**INFORMATION SUPPLIED:**
— Begin —

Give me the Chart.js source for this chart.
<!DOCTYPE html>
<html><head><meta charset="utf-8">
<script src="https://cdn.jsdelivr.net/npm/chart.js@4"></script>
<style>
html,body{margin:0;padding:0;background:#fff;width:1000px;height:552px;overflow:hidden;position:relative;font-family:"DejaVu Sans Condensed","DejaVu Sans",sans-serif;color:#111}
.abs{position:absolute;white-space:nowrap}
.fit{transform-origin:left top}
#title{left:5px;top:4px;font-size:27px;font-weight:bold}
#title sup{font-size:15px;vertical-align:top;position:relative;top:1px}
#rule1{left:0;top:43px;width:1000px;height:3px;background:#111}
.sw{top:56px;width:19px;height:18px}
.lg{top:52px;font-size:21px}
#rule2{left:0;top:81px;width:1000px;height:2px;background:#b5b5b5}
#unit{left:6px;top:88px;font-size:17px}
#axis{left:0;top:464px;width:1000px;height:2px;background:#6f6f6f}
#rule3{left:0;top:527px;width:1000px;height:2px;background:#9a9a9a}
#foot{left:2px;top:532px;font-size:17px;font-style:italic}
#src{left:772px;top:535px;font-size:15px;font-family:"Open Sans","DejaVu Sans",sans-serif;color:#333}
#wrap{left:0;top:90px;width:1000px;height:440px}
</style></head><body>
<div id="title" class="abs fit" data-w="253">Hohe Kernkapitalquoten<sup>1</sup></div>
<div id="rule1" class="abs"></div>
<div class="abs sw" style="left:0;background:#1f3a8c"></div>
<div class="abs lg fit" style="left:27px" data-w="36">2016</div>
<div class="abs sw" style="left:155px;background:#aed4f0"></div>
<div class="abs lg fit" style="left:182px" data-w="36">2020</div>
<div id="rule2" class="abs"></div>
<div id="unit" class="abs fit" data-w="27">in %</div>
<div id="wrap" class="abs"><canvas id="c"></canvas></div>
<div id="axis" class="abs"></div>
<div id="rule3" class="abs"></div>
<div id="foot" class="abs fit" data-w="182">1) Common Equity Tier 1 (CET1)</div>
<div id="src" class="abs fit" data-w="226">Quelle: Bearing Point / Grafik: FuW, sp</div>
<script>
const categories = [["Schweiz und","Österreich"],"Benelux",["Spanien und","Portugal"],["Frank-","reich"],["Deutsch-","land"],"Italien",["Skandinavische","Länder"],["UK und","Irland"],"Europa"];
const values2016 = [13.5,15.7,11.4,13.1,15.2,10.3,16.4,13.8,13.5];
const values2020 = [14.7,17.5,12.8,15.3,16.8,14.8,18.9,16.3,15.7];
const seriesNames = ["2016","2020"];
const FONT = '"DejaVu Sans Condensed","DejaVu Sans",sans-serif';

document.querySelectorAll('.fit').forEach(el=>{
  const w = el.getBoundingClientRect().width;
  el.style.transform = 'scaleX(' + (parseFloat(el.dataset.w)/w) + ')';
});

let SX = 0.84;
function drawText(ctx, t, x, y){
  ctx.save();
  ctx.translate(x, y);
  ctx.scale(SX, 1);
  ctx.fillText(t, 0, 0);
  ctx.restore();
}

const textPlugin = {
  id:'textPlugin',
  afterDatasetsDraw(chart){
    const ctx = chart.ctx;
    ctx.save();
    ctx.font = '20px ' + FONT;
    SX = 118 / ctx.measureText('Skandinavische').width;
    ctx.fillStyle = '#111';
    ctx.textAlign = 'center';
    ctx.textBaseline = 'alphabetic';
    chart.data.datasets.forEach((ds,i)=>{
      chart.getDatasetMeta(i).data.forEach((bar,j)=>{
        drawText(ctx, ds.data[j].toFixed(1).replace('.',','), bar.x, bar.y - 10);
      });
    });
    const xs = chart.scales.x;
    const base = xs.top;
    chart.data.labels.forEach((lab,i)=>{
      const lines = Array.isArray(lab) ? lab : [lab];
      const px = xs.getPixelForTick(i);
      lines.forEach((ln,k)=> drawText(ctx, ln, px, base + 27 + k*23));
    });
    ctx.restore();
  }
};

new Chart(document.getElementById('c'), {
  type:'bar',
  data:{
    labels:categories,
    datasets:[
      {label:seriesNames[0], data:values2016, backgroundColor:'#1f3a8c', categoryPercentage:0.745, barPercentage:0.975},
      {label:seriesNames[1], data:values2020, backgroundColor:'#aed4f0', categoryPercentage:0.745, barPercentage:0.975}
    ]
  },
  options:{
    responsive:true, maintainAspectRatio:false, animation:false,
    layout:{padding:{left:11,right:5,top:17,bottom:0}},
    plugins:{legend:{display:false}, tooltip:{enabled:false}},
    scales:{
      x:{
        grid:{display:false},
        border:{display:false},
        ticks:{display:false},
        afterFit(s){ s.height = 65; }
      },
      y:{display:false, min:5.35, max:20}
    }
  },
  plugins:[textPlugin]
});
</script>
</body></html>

— End —

**WORK TO DO:**
Extract each line from the listing above, please, and repeat it exactly.

**WRITTEN SOLUTION:**
Give me the Chart.js source for this chart.
<!DOCTYPE html>
<html><head><meta charset="utf-8">
<script src="https://cdn.jsdelivr.net/npm/chart.js@4"></script>
<style>
html,body{margin:0;padding:0;background:#fff;width:1000px;height:552px;overflow:hidden;position:relative;font-family:"DejaVu Sans Condensed","DejaVu Sans",sans-serif;color:#111}
.abs{position:absolute;white-space:nowrap}
.fit{transform-origin:left top}
#title{left:5px;top:4px;font-size:27px;font-weight:bold}
#title sup{font-size:15px;vertical-align:top;position:relative;top:1px}
#rule1{left:0;top:43px;width:1000px;height:3px;background:#111}
.sw{top:56px;width:19px;height:18px}
.lg{top:52px;font-size:21px}
#rule2{left:0;top:81px;width:1000px;height:2px;background:#b5b5b5}
#unit{left:6px;top:88px;font-size:17px}
#axis{left:0;top:464px;width:1000px;height:2px;background:#6f6f6f}
#rule3{left:0;top:527px;width:1000px;height:2px;background:#9a9a9a}
#foot{left:2px;top:532px;font-size:17px;font-style:italic}
#src{left:772px;top:535px;font-size:15px;font-family:"Open Sans","DejaVu Sans",sans-serif;color:#333}
#wrap{left:0;top:90px;width:1000px;height:440px}
</style></head><body>
<div id="title" class="abs fit" data-w="253">Hohe Kernkapitalquoten<sup>1</sup></div>
<div id="rule1" class="abs"></div>
<div class="abs sw" style="left:0;background:#1f3a8c"></div>
<div class="abs lg fit" style="left:27px" data-w="36">2016</div>
<div class="abs sw" style="left:155px;background:#aed4f0"></div>
<div class="abs lg fit" style="left:182px" data-w="36">2020</div>
<div id="rule2" class="abs"></div>
<div id="unit" class="abs fit" data-w="27">in %</div>
<div id="wrap" class="abs"><canvas id="c"></canvas></div>
<div id="axis" class="abs"></div>
<div id="rule3" class="abs"></div>
<div id="foot" class="abs fit" data-w="182">1) Common Equity Tier 1 (CET1)</div>
<div id="src" class="abs fit" data-w="226">Quelle: Bearing Point / Grafik: FuW, sp</div>
<script>
const categories = [["Schweiz und","Österreich"],"Benelux",["Spanien und","Portugal"],["Frank-","reich"],["Deutsch-","land"],"Italien",["Skandinavische","Länder"],["UK und","Irland"],"Europa"];
const values2016 = [13.5,15.7,11.4,13.1,15.2,10.3,16.4,13.8,13.5];
const values2020 = [14.7,17.5,12.8,15.3,16.8,14.8,18.9,16.3,15.7];
const seriesNames = ["2016","2020"];
const FONT = '"DejaVu Sans Condensed","DejaVu Sans",sans-serif';

document.querySelectorAll('.fit').forEach(el=>{
  const w = el.getBoundingClientRect().width;
  el.style.transform = 'scaleX(' + (parseFloat(el.dataset.w)/w) + ')';
});

let SX = 0.84;
function drawText(ctx, t, x, y){
  ctx.save();
  ctx.translate(x, y);
  ctx.scale(SX, 1);
  ctx.fillText(t, 0, 0);
  ctx.restore();
}

const textPlugin = {
  id:'textPlugin',
  afterDatasetsDraw(chart){
    const ctx = chart.ctx;
    ctx.save();
    ctx.font = '20px ' + FONT;
    SX = 118 / ctx.measureText('Skandinavische').width;
    ctx.fillStyle = '#111';
    ctx.textAlign = 'center';
    ctx.textBaseline = 'alphabetic';
    chart.data.datasets.forEach((ds,i)=>{
      chart.getDatasetMeta(i).data.forEach((bar,j)=>{
        drawText(ctx, ds.data[j].toFixed(1).replace('.',','), bar.x, bar.y - 10);
      });
    });
    const xs = chart.scales.x;
    const base = xs.top;
    chart.data.labels.forEach((lab,i)=>{
      const lines = Array.isArray(lab) ? lab : [lab];
      const px = xs.getPixelForTick(i);
      lines.forEach((ln,k)=> drawText(ctx, ln, px, base + 27 + k*23));
    });
    ctx.restore();
  }
};

new Chart(document.getElementById('c'), {
  type:'bar',
  data:{
    labels:categories,
    datasets:[
      {label:seriesNames[0], data:values2016, backgroundColor:'#1f3a8c', categoryPercentage:0.745, barPercentage:0.975},
      {label:seriesNames[1], data:values2020, backgroundColor:'#aed4f0', categoryPercentage:0.745, barPercentage:0.975}
    ]
  },
  options:{
    responsive:true, maintainAspectRatio:false, animation:false,
    layout:{padding:{left:11,right:5,top:17,bottom:0}},
    plugins:{legend:{display:false}, tooltip:{enabled:false}},
    scales:{
      x:{
        grid:{display:false},
        border:{display:false},
        ticks:{display:false},
        afterFit(s){ s.height = 65; }
      },
      y:{display:false, min:5.35, max:20}
    }
  },
  plugins:[textPlugin]
});
</script>
</body></html>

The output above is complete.